#### THE PROBLEM
Reproduce word for word the lines from the beginning of the entries to the line with "89.7, 90.3, 91.0, 91.7, 92.3, 92.8, 93.2, 93.6, 94.0, 94.4]", both included, but none of the pictures.
═════ INFORMATION SUPPLIED
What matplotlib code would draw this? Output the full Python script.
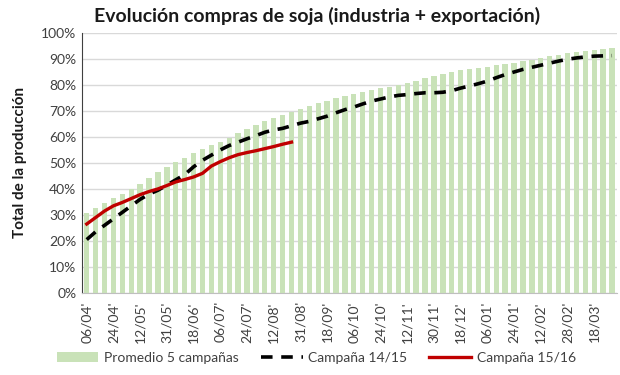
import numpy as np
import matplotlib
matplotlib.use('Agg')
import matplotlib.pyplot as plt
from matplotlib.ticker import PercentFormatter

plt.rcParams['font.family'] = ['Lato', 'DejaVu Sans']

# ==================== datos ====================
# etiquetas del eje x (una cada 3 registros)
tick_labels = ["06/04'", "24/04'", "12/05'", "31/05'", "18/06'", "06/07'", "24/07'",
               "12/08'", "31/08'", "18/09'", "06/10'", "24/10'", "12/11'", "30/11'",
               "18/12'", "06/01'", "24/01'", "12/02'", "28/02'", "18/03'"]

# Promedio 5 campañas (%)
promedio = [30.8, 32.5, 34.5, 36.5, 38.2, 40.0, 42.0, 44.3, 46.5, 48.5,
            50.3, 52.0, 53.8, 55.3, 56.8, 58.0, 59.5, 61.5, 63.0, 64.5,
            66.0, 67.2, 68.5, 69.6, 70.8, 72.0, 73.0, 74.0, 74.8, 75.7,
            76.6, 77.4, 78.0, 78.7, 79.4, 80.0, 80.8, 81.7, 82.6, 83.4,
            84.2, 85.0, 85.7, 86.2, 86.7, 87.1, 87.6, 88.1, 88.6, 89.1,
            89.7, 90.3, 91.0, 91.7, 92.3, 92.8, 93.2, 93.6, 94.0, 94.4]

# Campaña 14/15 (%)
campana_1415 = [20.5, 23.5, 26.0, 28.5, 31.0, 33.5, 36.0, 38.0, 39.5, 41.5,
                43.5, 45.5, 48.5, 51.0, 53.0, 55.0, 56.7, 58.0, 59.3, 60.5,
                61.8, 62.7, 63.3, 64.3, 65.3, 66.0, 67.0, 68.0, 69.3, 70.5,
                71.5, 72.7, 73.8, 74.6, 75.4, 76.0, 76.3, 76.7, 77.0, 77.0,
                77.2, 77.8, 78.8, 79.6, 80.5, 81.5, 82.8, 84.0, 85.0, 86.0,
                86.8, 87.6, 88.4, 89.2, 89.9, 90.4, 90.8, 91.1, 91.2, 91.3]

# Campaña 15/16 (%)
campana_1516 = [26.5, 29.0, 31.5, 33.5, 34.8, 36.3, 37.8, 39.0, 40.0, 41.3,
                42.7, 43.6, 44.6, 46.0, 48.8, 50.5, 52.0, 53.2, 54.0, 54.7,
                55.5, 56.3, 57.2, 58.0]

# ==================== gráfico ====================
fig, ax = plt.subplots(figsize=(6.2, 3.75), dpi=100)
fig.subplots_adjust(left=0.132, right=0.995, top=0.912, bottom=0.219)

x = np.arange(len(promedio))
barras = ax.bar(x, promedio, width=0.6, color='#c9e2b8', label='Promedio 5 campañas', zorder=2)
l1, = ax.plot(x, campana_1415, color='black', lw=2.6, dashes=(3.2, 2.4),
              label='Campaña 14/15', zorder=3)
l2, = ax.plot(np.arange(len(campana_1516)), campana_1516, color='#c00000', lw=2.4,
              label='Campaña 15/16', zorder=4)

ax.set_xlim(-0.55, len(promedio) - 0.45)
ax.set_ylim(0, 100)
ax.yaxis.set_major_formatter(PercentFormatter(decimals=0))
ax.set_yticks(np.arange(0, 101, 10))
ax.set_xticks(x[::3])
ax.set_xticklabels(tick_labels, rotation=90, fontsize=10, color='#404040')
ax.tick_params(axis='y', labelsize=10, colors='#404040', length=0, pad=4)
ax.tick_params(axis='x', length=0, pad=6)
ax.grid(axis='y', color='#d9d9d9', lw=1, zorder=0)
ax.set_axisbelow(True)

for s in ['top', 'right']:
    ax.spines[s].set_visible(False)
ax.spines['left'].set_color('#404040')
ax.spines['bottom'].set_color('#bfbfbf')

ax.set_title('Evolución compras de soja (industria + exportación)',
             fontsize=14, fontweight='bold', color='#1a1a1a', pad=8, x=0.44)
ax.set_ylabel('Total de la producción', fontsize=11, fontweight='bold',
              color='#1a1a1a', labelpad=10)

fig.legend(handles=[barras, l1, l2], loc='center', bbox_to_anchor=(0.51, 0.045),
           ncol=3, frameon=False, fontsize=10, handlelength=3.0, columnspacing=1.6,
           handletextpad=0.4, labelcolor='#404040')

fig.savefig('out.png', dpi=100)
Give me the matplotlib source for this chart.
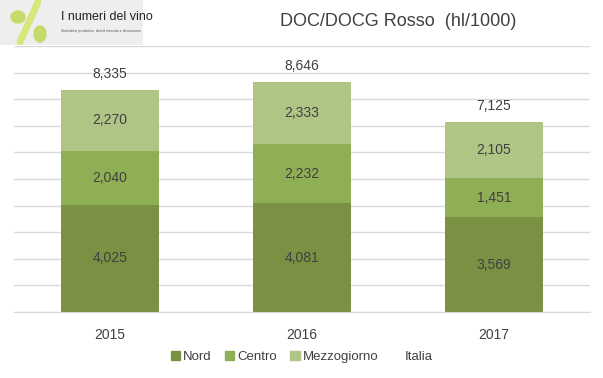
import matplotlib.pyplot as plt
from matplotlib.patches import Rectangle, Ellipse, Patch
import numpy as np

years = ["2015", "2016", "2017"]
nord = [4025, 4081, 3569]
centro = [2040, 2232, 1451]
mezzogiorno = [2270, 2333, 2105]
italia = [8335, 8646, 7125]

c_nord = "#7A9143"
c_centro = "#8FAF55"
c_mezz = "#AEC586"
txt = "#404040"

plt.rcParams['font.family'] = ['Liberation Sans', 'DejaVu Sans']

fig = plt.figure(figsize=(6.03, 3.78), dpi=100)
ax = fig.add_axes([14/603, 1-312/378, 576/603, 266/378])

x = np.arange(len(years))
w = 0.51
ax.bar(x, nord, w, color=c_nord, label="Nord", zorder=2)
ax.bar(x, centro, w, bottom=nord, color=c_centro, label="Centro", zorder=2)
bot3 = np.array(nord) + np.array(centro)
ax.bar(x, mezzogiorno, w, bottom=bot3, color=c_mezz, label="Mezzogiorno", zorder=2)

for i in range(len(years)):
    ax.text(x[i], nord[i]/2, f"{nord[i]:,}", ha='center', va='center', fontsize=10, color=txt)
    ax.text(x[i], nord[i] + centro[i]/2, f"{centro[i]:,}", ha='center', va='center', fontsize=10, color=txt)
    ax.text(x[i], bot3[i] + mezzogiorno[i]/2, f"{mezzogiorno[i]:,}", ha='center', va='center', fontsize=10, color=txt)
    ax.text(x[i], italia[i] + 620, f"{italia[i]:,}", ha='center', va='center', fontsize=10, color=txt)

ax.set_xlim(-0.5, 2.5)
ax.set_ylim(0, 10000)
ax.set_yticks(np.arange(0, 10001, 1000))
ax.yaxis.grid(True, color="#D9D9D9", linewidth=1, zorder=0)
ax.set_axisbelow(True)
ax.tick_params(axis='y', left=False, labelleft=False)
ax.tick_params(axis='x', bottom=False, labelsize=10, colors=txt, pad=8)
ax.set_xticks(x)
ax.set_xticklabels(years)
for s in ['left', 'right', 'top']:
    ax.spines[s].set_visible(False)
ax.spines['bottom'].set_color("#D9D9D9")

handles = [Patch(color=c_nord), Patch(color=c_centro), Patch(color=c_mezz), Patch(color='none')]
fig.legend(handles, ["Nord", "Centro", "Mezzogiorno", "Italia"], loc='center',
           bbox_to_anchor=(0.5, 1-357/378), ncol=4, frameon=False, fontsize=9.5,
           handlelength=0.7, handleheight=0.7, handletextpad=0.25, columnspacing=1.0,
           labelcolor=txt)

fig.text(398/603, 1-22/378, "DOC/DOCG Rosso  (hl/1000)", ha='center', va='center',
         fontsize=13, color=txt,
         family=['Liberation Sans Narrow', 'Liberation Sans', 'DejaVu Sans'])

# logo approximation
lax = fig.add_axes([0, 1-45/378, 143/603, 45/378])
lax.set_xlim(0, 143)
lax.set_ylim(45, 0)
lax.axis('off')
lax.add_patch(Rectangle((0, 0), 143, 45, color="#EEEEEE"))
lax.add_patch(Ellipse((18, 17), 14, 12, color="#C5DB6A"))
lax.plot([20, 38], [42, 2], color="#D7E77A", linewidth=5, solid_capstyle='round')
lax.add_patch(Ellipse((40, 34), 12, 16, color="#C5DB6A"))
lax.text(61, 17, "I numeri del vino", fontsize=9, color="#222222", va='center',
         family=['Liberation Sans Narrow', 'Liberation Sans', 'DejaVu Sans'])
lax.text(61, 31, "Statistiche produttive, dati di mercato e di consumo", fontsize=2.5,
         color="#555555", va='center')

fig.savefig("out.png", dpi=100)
══════════
#### WORKED SOLUTION
What matplotlib code would draw this? Output the full Python script.
import numpy as np
import matplotlib
matplotlib.use('Agg')
import matplotlib.pyplot as plt
from matplotlib.ticker import PercentFormatter

plt.rcParams['font.family'] = ['Lato', 'DejaVu Sans']

# ==================== datos ====================
# etiquetas del eje x (una cada 3 registros)
tick_labels = ["06/04'", "24/04'", "12/05'", "31/05'", "18/06'", "06/07'", "24/07'",
               "12/08'", "31/08'", "18/09'", "06/10'", "24/10'", "12/11'", "30/11'",
               "18/12'", "06/01'", "24/01'", "12/02'", "28/02'", "18/03'"]

# Promedio 5 campañas (%)
promedio = [30.8, 32.5, 34.5, 36.5, 38.2, 40.0, 42.0, 44.3, 46.5, 48.5,
            50.3, 52.0, 53.8, 55.3, 56.8, 58.0, 59.5, 61.5, 63.0, 64.5,
            66.0, 67.2, 68.5, 69.6, 70.8, 72.0, 73.0, 74.0, 74.8, 75.7,
            76.6, 77.4, 78.0, 78.7, 79.4, 80.0, 80.8, 81.7, 82.6, 83.4,
            84.2, 85.0, 85.7, 86.2, 86.7, 87.1, 87.6, 88.1, 88.6, 89.1,
            89.7, 90.3, 91.0, 91.7, 92.3, 92.8, 93.2, 93.6, 94.0, 94.4]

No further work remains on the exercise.